- The Washington Times - Monday, June 2, 2003

LAHORE, Pakistan — The Islamist ruling parties in Pakistan’s sensitive North West Frontier Province yesterday passed legislation ordering compulsory prayers for everyone and to create a Taliban-style Department of Vice and Virtue to enforce the new law.

The move is part of a campaign by anti-Western Muslims to turn Pakistan into a Taliban-style state and is only one of several crises that have paralyzed the country and the 9-month-old civilian government.

The six-party Alliance of Islamic parties, the Muttahida Majlis-e-Amal (MMA), which rules the province, said all offices, shops and schools would be closed at prayer time so that all men could go to the mosque.

The Department of Vice and Virtue is to recruit young Islamic enforcers to police the streets.

The MMA was an ardent supporter of the Taliban and still assists and backs its guerrilla war against U.S. forces in Afghanistan.

Before the fall of the hard-line Taliban regime, Afghanistan’s Department of Vice and Virtue had unlimited power to harass Afghans.

The bill, passed unanimously by voice vote in the North West Frontier Province assembly, must be signed by Gov.
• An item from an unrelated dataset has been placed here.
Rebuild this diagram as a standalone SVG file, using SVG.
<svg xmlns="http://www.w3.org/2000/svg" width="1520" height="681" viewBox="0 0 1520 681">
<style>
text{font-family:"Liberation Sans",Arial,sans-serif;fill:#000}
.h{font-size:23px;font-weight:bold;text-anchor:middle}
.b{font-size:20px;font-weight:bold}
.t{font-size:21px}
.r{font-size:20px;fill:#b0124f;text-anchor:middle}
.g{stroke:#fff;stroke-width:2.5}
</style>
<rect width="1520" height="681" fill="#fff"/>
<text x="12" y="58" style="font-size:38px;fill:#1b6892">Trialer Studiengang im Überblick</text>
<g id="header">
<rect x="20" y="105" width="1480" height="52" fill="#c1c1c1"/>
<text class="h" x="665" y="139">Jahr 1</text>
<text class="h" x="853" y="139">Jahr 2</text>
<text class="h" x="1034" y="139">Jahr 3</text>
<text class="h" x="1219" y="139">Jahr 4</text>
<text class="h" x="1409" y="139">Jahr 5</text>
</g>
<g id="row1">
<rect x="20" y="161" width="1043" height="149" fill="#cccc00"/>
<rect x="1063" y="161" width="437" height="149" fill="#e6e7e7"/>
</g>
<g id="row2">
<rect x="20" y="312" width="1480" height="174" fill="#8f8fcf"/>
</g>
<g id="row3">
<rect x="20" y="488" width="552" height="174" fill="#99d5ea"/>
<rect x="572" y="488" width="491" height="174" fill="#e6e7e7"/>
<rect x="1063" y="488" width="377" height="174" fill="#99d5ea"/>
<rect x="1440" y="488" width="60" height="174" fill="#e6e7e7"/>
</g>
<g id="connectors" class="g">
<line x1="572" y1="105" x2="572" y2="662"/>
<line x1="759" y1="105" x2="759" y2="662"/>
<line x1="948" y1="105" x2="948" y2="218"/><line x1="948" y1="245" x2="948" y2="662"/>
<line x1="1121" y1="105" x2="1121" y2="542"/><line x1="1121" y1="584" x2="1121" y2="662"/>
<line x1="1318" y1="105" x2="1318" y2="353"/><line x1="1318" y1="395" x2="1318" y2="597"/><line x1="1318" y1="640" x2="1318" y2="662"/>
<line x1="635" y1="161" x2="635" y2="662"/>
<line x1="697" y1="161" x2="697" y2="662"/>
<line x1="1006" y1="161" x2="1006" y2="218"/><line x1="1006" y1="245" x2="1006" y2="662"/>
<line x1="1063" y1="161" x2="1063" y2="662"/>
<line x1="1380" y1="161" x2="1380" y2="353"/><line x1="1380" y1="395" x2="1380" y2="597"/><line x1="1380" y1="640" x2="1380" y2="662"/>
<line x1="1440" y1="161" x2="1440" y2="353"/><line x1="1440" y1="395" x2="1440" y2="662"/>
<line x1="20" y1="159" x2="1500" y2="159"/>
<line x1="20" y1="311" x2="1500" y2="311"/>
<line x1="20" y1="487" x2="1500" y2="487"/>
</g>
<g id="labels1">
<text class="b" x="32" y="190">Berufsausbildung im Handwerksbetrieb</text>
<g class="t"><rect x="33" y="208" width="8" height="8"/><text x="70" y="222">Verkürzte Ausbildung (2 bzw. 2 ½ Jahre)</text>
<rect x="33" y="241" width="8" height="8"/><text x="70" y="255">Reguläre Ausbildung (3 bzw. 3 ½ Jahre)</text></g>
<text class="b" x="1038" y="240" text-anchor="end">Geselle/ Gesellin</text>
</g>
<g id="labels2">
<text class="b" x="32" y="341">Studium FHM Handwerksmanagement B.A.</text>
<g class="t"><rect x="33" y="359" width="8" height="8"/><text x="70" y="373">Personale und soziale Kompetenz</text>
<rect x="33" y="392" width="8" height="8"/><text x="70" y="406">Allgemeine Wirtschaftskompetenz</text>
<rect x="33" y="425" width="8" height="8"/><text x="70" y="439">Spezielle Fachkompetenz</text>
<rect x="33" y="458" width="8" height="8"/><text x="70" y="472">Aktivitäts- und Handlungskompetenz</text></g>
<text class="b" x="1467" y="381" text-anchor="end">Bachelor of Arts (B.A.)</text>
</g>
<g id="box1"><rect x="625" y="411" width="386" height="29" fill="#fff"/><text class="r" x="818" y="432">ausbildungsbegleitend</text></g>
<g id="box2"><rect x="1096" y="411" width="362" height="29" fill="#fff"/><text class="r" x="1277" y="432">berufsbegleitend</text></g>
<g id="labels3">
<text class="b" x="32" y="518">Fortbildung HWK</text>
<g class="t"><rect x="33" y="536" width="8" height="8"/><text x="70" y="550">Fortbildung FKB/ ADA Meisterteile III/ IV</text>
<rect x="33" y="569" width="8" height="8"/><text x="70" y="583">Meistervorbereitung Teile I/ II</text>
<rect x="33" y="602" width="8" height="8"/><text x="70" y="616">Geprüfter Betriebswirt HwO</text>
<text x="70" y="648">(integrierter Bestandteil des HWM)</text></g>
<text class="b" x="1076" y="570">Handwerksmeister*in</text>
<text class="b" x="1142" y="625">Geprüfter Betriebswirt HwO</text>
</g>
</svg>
Sayed Iftikhar Hussain Shah to become law, but that is considered a formality.

“God is great, God is great,” shouted the governing party legislators after the vote.
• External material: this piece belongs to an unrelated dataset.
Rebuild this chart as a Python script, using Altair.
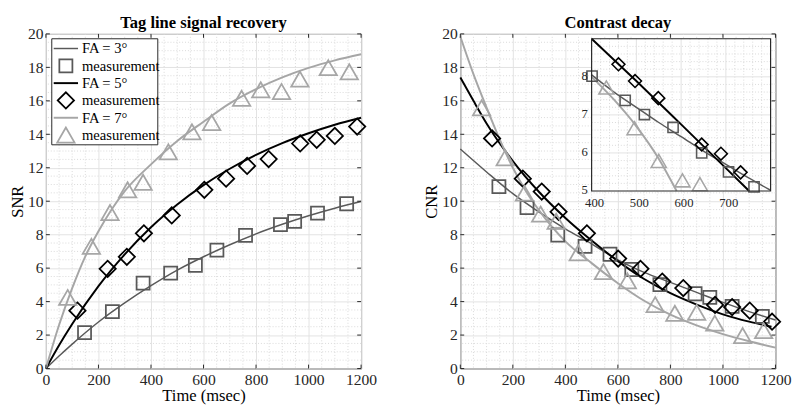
import altair as alt
import pandas as pd

# ---------------- data ----------------
# Left panel "Tag line signal recovery": fitted curves
snr3_t = [0, 50, 100, 200, 300, 400, 500, 600, 700, 800, 900, 1000, 1100, 1200]
snr3_v = [0, 0.75, 1.46, 2.78, 3.92, 4.95, 5.88, 6.68, 7.40, 8.05, 8.62, 9.13, 9.58, 9.98]
snr5_t = [0, 50, 100, 200, 300, 400, 500, 600, 700, 800, 900, 1000, 1100, 1200]
snr5_v = [0, 1.39, 2.66, 4.92, 6.82, 8.44, 9.80, 10.96, 11.94, 12.77, 13.47, 14.06, 14.57, 14.99]
snr7_t = [0, 50, 100, 150, 200, 250, 300, 400, 500, 600, 700, 800, 900, 1000, 1100, 1200]
snr7_v = [0, 2.6, 4.8, 6.7, 8.2, 9.5, 10.6, 12.2, 13.6, 14.75, 15.85, 16.7, 17.4, 17.97, 18.42, 18.78]
# Left panel measurements
snr3_mt = [147, 253, 370, 475, 569, 651, 760, 893, 947, 1034, 1145]
snr3_mv = [2.15, 3.4, 5.1, 5.7, 6.17, 7.08, 7.96, 8.6, 8.8, 9.29, 9.85]
snr5_mt = [120, 235, 308, 373, 479, 603, 686, 766, 848, 968, 1031, 1100, 1185]
snr5_mv = [3.46, 5.96, 6.68, 8.08, 9.15, 10.68, 11.35, 12.11, 12.52, 13.45, 13.67, 13.9, 14.46]
snr7_mt = [83, 173, 244, 311, 370, 466, 556, 631, 745, 818, 897, 967, 1075, 1155]
snr7_mv = [4.25, 7.3, 9.32, 10.68, 11.13, 12.95, 14.15, 14.7, 16.15, 16.66, 16.56, 17.3, 17.98, 17.74]

# Right panel "Contrast decay": fitted curves
cnr3_t = [0, 100, 200, 300, 400, 500, 600, 700, 800, 900, 1000, 1100, 1200]
cnr3_v = [13.12, 11.75, 10.45, 9.35, 8.35, 7.45, 6.5, 5.75, 5.15, 4.55, 3.95, 3.4, 2.9]
cnr5_t = [0, 50, 100, 200, 300, 400, 500, 600, 700, 800, 900, 1000, 1100, 1185]
cnr5_v = [17.4, 16.0, 14.65, 12.4, 10.55, 9.0, 7.65, 6.42, 5.35, 4.5, 3.82, 3.24, 2.8, 2.5]
cnr7_t = [0, 50, 100, 150, 200, 250, 300, 400, 500, 600, 700, 800, 900, 1000, 1100, 1200]
cnr7_v = [19.85, 17.6, 15.6, 13.7, 12.0, 10.6, 9.45, 7.6, 6.3, 5.1, 4.05, 3.22, 2.58, 2.06, 1.63, 1.25]
# Right panel measurements
cnr3_mt = [147, 254, 371, 475, 570, 653, 760, 894, 950, 1035, 1150]
cnr3_mv = [10.87, 9.62, 7.98, 7.3, 6.83, 5.92, 5.02, 4.47, 4.25, 3.72, 3.12]
cnr5_mt = [121, 238, 310, 374, 482, 601, 686, 769, 849, 970, 1035, 1102, 1187]
cnr5_mv = [13.75, 11.35, 10.58, 9.37, 8.08, 6.57, 5.96, 5.2, 4.81, 3.8, 3.67, 3.46, 2.8]
cnr7_mt = [81, 171, 244, 306, 365, 449, 545, 636, 742, 817, 900, 969, 1075, 1155]
cnr7_mv = [15.58, 12.6, 10.48, 9.23, 8.8, 6.92, 5.8, 5.24, 3.82, 3.3, 3.36, 2.71, 1.97, 2.26]

# Inset (zoom of the contrast decay)
ins3_t = [400, 450, 500, 550, 600, 650, 700, 750, 800]
ins3_v = [8.05, 7.6, 7.2, 6.8, 6.43, 6.05, 5.7, 5.35, 5.02]
ins5_t = [400, 500, 600, 700, 752]
ins5_v = [9.0, 7.89, 6.75, 5.6, 5.0]
ins7_t = [400, 450, 500, 550, 590]
ins7_v = [8.0, 7.4, 6.7, 5.85, 5.0]
ins3_mt = [401, 475, 518, 582, 646, 706, 763]
ins3_mv = [8.02, 7.38, 7.01, 6.67, 6.0, 5.5, 5.11]
ins5_mt = [460, 497, 549, 646, 689, 733]
ins5_mv = [8.33, 7.89, 7.44, 6.22, 5.98, 5.49]
ins7_mt = [433, 496, 550, 603, 642]
ins7_mv = [7.72, 6.65, 5.79, 5.28, 5.18]

# legend entries
legend_labels = ["FA = 3°", "measurement", "FA = 5°", "measurement", "FA = 7°", "measurement"]

# axis ticks
x_major = [0, 200, 400, 600, 800, 1000, 1200]
y_major = [0, 2, 4, 6, 8, 10, 12, 14, 16, 18, 20]
x_minor = [v for v in range(0, 1201, 50) if v % 200]
y_minor = [v / 2 for v in range(0, 41) if v % 4]
x_lim = [0, 1200]
y_lim = [0, 20]
ins_xlim = [400, 800]
ins_ylim = [5, 9]
ins_xlabels = [400, 500, 600, 700]
ins_ylabels = [5, 6, 7, 8]
ins_xgrid = [500, 600, 700]
ins_ygrid = [6, 7, 8]
ins_xminor = [v for v in range(420, 800, 20) if v % 100]
ins_yminor = [v / 5 for v in range(26, 45) if v % 5]

# ---------------- styles ----------------
FONT = "Liberation Serif"
W, H = 324, 344
AX = "#262626"
GRID = "#e2e2e2"
MINOR = "#d9d9d9"
C3, C5, C7 = "#595959", "#000000", "#a6a6a6"
# color, marker shape, marker size (main), marker size (inset), line width
STY = [
    (C3, "square", 180, 110, 1.5),
    (C5, "diamond", 280, 175, 2.0),
    (C7, "triangle-up", 320, 240, 2.0),
]


def main_scales():
    return (alt.Scale(domain=x_lim, nice=False, zero=False),
            alt.Scale(domain=y_lim, nice=False, zero=False))


def panel(curves, pts, title, ytitle, extra=()):
    xs, ys = main_scales()
    xaxis = alt.Axis(values=x_major, title="Time (msec)", grid=True, labelFlush=False, format="d")
    yaxis = alt.Axis(values=y_major, title=ytitle, grid=True, labelFlush=False, format="d")

    layers = []
    # axes + major grid carried by an invisible layer
    layers.append(alt.Chart(pd.DataFrame({"x": x_lim, "y": y_lim})).mark_point(opacity=0, size=1).encode(
        x=alt.X("x:Q", scale=xs, axis=xaxis), y=alt.Y("y:Q", scale=ys, axis=yaxis)))
    layers.append(alt.Chart(pd.DataFrame({"x": x_minor})).mark_rule(
        color=MINOR, strokeDash=[1, 2], strokeWidth=1
    ).encode(x=alt.X("x:Q", scale=xs, axis=None)))
    layers.append(alt.Chart(pd.DataFrame({"y": y_minor})).mark_rule(
        color=MINOR, strokeDash=[1, 2], strokeWidth=1
    ).encode(y=alt.Y("y:Q", scale=ys, axis=None)))

    for (ts, vs), (col, shp, sz, isz, lw) in zip(curves, STY):
        layers.append(alt.Chart(pd.DataFrame({"t": ts, "v": vs})).mark_line(
            interpolate="monotone", color=col, strokeWidth=lw).encode(
            x=alt.X("t:Q", scale=xs, axis=None), y=alt.Y("v:Q", scale=ys, axis=None)))
    for (ts, vs), (col, shp, sz, isz, lw) in zip(pts, STY):
        layers.append(alt.Chart(pd.DataFrame({"t": ts, "v": vs})).mark_point(
            shape=shp, size=sz, color=col, filled=False, strokeWidth=1.8, opacity=1).encode(
            x=alt.X("t:Q", scale=xs, axis=None), y=alt.Y("v:Q", scale=ys, axis=None)))

    xt = pd.DataFrame({"x": x_major})
    yt = pd.DataFrame({"y": y_major})
    layers += [
        alt.Chart(xt).mark_rule(color=AX).encode(
            x=alt.X("x:Q", scale=xs, axis=None), y=alt.value(H), y2=alt.value(H - 4)),
        alt.Chart(xt).mark_rule(color=AX).encode(
            x=alt.X("x:Q", scale=xs, axis=None), y=alt.value(0), y2=alt.value(4)),
        alt.Chart(yt).mark_rule(color=AX).encode(
            y=alt.Y("y:Q", scale=ys, axis=None), x=alt.value(0), x2=alt.value(4)),
        alt.Chart(yt).mark_rule(color=AX).encode(
            y=alt.Y("y:Q", scale=ys, axis=None), x=alt.value(W), x2=alt.value(W - 4)),
    ]
    layers += list(extra)
    return alt.layer(*layers).properties(
        width=W, height=H,
        title=alt.TitleParams(title, font=FONT, fontSize=17, fontWeight="bold",
                              color="black", offset=-6, anchor="middle", frame="group"),
    ).resolve_scale(x="independent", y="independent")


def legend_layers():
    bx0, bx1, by0, by1 = 6, 115, 5, 114
    ry = alt.Scale(domain=[0, 5], range=[15, 104], nice=False, zero=False)
    rows = pd.DataFrame({"row": list(range(6)), "label": legend_labels})
    out = [alt.Chart(pd.DataFrame({"label": ["box"]})).mark_rect(
        fill="white", stroke=AX, strokeWidth=1).encode(
        x=alt.value(bx0), x2=alt.value(bx1), y=alt.value(by0), y2=alt.value(by1))]
    for i, (col, shp, sz, isz, lw) in enumerate(STY):
        out.append(alt.Chart(rows.iloc[[2 * i]]).mark_rule(color=col, strokeWidth=lw).encode(
            x=alt.value(8), x2=alt.value(33), y=alt.Y("row:Q", scale=ry, axis=None)))
        out.append(alt.Chart(rows.iloc[[2 * i + 1]]).mark_point(
            shape=shp, size=sz, color=col, filled=False, strokeWidth=1.8, opacity=1).encode(
            x=alt.value(20.5), y=alt.Y("row:Q", scale=ry, axis=None)))
    out.append(alt.Chart(rows).mark_text(
        font=FONT, fontSize=15, color="black", align="left", baseline="middle").encode(
        x=alt.value(37), y=alt.Y("row:Q", scale=ry, axis=None), text="label:N"))
    return out


def inset_layers():
    ix0, ix1 = 135, 319
    iy0, iy1 = 5, 161.5
    isx = alt.Scale(domain=ins_xlim, range=[ix0, ix1], nice=False, zero=False)
    isy = alt.Scale(domain=ins_ylim, range=[iy1, iy0], nice=False, zero=False)
    out = []
    box = pd.DataFrame({"x0": [ins_xlim[0]], "x1": [ins_xlim[1]],
                        "y0": [ins_ylim[0]], "y1": [ins_ylim[1]]})
    out.append(alt.Chart(box).mark_rect(fill="white").encode(
        x=alt.X("x0:Q", scale=isx, axis=None), x2="x1:Q",
        y=alt.Y("y0:Q", scale=isy, axis=None), y2="y1:Q"))
    out.append(alt.Chart(pd.DataFrame({"x": ins_xminor})).mark_rule(
        color=MINOR, strokeDash=[1, 2]).encode(
        x=alt.X("x:Q", scale=isx, axis=None), y=alt.value(iy0), y2=alt.value(iy1)))
    out.append(alt.Chart(pd.DataFrame({"y": ins_yminor})).mark_rule(
        color=MINOR, strokeDash=[1, 2]).encode(
        y=alt.Y("y:Q", scale=isy, axis=None), x=alt.value(ix0), x2=alt.value(ix1)))
    out.append(alt.Chart(pd.DataFrame({"x": ins_xgrid})).mark_rule(color=GRID).encode(
        x=alt.X("x:Q", scale=isx, axis=None), y=alt.value(iy0), y2=alt.value(iy1)))
    out.append(alt.Chart(pd.DataFrame({"y": ins_ygrid})).mark_rule(color=GRID).encode(
        y=alt.Y("y:Q", scale=isy, axis=None), x=alt.value(ix0), x2=alt.value(ix1)))
    curves = [(ins3_t, ins3_v), (ins5_t, ins5_v), (ins7_t, ins7_v)]
    pts = [(ins3_mt, ins3_mv), (ins5_mt, ins5_mv), (ins7_mt, ins7_mv)]
    for (ts, vs), (col, shp, sz, isz, lw) in zip(curves, STY):
        out.append(alt.Chart(pd.DataFrame({"t": ts, "v": vs})).mark_line(
            interpolate="monotone", color=col, strokeWidth=lw).encode(
            x=alt.X("t:Q", scale=isx, axis=None), y=alt.Y("v:Q", scale=isy, axis=None)))
    for (ts, vs), (col, shp, sz, isz, lw) in zip(pts, STY):
        out.append(alt.Chart(pd.DataFrame({"t": ts, "v": vs})).mark_point(
            shape=shp, size=isz, color=col, filled=False, strokeWidth=1.6, opacity=1).encode(
            x=alt.X("t:Q", scale=isx, axis=None), y=alt.Y("v:Q", scale=isy, axis=None)))
    out.append(alt.Chart(box).mark_rect(fill=None, stroke=AX, strokeWidth=1.2).encode(
        x=alt.X("x0:Q", scale=isx, axis=None), x2="x1:Q",
        y=alt.Y("y0:Q", scale=isy, axis=None), y2="y1:Q"))
    out.append(alt.Chart(pd.DataFrame({"x": ins_xlabels})).mark_text(
        font=FONT, fontSize=13, color=AX, baseline="top", align="center", dx=3).encode(
        x=alt.X("x:Q", scale=isx, axis=None), y=alt.value(iy1 + 6),
        text=alt.Text("x:Q", format="d")))
    out.append(alt.Chart(pd.DataFrame({"y": ins_ylabels})).mark_text(
        font=FONT, fontSize=13, color=AX, baseline="middle", align="right", dy=-1).encode(
        y=alt.Y("y:Q", scale=isy, axis=None), x=alt.value(ix0 - 4),
        text=alt.Text("y:Q", format="d")))
    return out


left = panel(
    [(snr3_t, snr3_v), (snr5_t, snr5_v), (snr7_t, snr7_v)],
    [(snr3_mt, snr3_mv), (snr5_mt, snr5_mv), (snr7_mt, snr7_mv)],
    "Tag line signal recovery", "SNR", extra=legend_layers())
right = panel(
    [(cnr3_t, cnr3_v), (cnr5_t, cnr5_v), (cnr7_t, cnr7_v)],
    [(cnr3_mt, cnr3_mv), (cnr5_mt, cnr5_mv), (cnr7_mt, cnr7_mv)],
    "Contrast decay", "CNR", extra=inset_layers())

chart = alt.hconcat(left, right, spacing=46).properties(
    padding={"left": 0, "top": 0, "right": 0, "bottom": 0}
).configure_view(
    stroke=AX, strokeWidth=1
).configure_axis(
    labelFont=FONT, titleFont=FONT, labelFontSize=16, titleFontSize=17,
    titleFontWeight="normal", labelColor=AX, titleColor="black",
    labelPadding=3, titlePadding=1, ticks=False, domain=False,
    gridColor=GRID, gridWidth=1, labelOverlap=False,
)

chart.save("out.html", embed_options={"renderer": "svg", "actions": False})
On Friday, after an earlier vote on the bill, MMA supporters went on a celebratory rampage in Peshawar, the province’s capital, tearing down advertising that showed women, destroying satellite cable television connections and attacking offices of foreign companies. The police appeared to do little to control the mobs.

Emboldened by their success, Fazlur Rehman, the MMA secretary-general, demanded on Sunday that the government impose Shariah (Islamic law) throughout the country.

Schools in the province have been ordered to replace boys’ uniform of trousers and shirts with traditional dress, and girls have been ordered to cover their heads.

President Pervez Musharraf has been silent about these developments.

“Far from criticizing the MMA or reining in its militants, the military’s intelligence agencies have worked overtime to pave the way for their forceful entry into the corridors of power,” wrote the Friday Times, a reformist political weekly.

Some politicians believe that the army and the Inter-Services Intelligence (ISI) are allowing the mayhem to continue so that Gen. Musharraf, who also is army chief, can dismiss parliament and reimpose military rule.

The MMA came to power in the province after October elections in which the army and the ISI helped the alliance win a majority of seats.

Pervez Rafiq, a senior official of the All Pakistan Minorities Alliance, an activist group of Christian, Hindu and Sikh minorities, condemned the vote.

He said Shariah had been used to persecute minorities accused of blasphemy against Islam. “Religion should not interfere with the political affairs of the country,” he said from Lahore, where the group is based.

The federal government can still challenge any measure of the Shariah bill. The bill is considered contrary to national laws, which govern the penal system and other federal areas.